In fact, only three/four digits in the setting. so, only need three/four digits, right?

Nonsense. Having the extra readback precision isn’t for showing off, it’s to make it unnecessary to have an extra piece of test equipment to measure small differences.

[jusaca]

Hm ok, I see.
I hoped I would be able to see directly on the supply whether my nRF board is drawing 1µA or 2µA in the power down states with different settings. But guess accuracy of a power supply (even the very good ones) is just not made for that. Still, would be very convenient

I still feel three orders of magnitude higher resolution than accuracy is slightly extreme and a bit misleading.

[squadchannel]

you'll need something like an ammeter or Dave's uCurrent.

lab power supply shouldn't have that accuracy, and it isn't even necessary.

It's just an unnecessary digit added for the sake of showing off.
In fact, only three/four digits in the setting. so, only need three/four digits, right?

Nonsense. Having the extra readback precision isn’t for showing off, it’s to make it unnecessary to have an extra piece of test equipment to measure small differences.

That's true. I can see the change.

[thm_w]

0.05% DC I is the same as a 34450A 5.5 digit meter: https://www.keysight.com/us/en/assets/7018-03637/data-sheets/5991-1133.pdf

Usually you can calibrate out the offsets and readback accuracy in terms of offsets is better than advertised. In this case I don't know if you can calibrate it yourself.
Though you'd need a 6.5 digit meter and at that point you can just use that to take the measurement.

[tautech]

Hm ok, I see.
I hoped I would be able to see directly on the supply whether my nRF board is drawing 1µA or 2µA in the power down states with different settings. But guess accuracy of a power supply (even the very good ones) is just not made for that. Still, would be very convenient

I still feel three orders of magnitude higher resolution than accuracy is slightly extreme and a bit misleading.

Not for a SMU it isn't. 

[Kleinstein]

With modern ADC chips high resolution is cheap. High accuracy still needs good shunts and a good voltage reference and not all ADC have a stable gain.
So they can get the high resoltion for cheap, but high accuracy would add significant costs, also for calibration and testing.
The voltage readback error is not that high, it is mainly the more tricky current part.

[jusaca]

Okey, I kind of get what you're all saying, but struggle a bit with understanding the exact benefit.
If the resolution is cheap to increase so much like here, it might not have a real impact on the price point of the instrument. But when all these additional digits are just guesswork, I don't really see the benefit.
Even seeing relative changes or trends is not all that useful if the absolute accuracy is so "bad" (I mean, bad in comparison to all these digits on screen) that the trend might be entirely wrong...?

[Kleinstein]

Especially with the shunts a large part of the uncertancy is from the shunt resistance that effects the gains.
Another part with shunts is the self heating effect: the shunt gets hot and change the value.This way the shunt performce is worse near the end of range and better over a good part of the range. This is especiall for the highest current range, less for lower current ranges.
So the last digit may not be valuable when near the full scale, but can still be ok when the current is only a small fraction of the range.

[tooki]

Okey, I kind of get what you're all saying, but struggle a bit with understanding the exact benefit.
If the resolution is cheap to increase so much like here, it might not have a real impact on the price point of the instrument. But when all these additional digits are just guesswork, I don't really see the benefit.
Even seeing relative changes or trends is not all that useful if the absolute accuracy is so "bad" (I mean, bad in comparison to all these digits on screen) that the trend might be entirely wrong...?

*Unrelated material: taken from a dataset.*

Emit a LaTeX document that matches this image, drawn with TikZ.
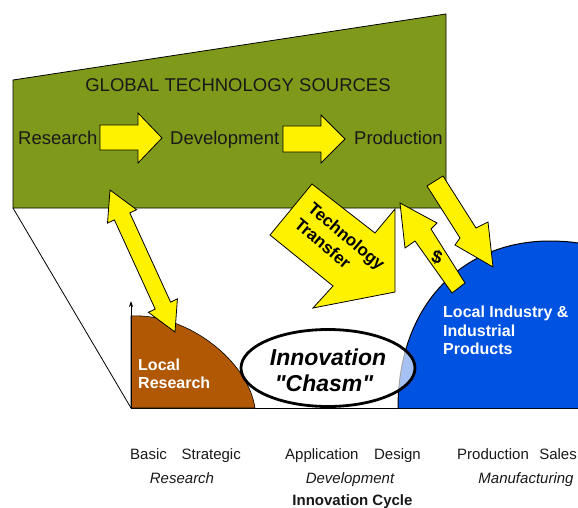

But it’s not guesswork; if the instrument is halfway reasonably designed, the extra digits may have an error, but it’s not random: the error comprised of gain errors (input x some value), offset errors (input + some value), and noise. The noise is fairly easy to deal with by averaging or other filtering, so let’s ignore it. So your display value = (input x gain error) + offset error.

Suppose the actual input value is 1000. Let’s add a gain error of, say, +1%, and an offset of 0.005.
Display value = (1000 x 1.01) + 0.005 = 1010 + 0.005 = 1010.005

Now let’s assume the input value changes to 1000.001.
(1000.001 x 1.01) + 0.005 = 1010.00601

There’s still an error and the absolute value is wrong, but the change of .001 was still visible. That might let you see things that are useful.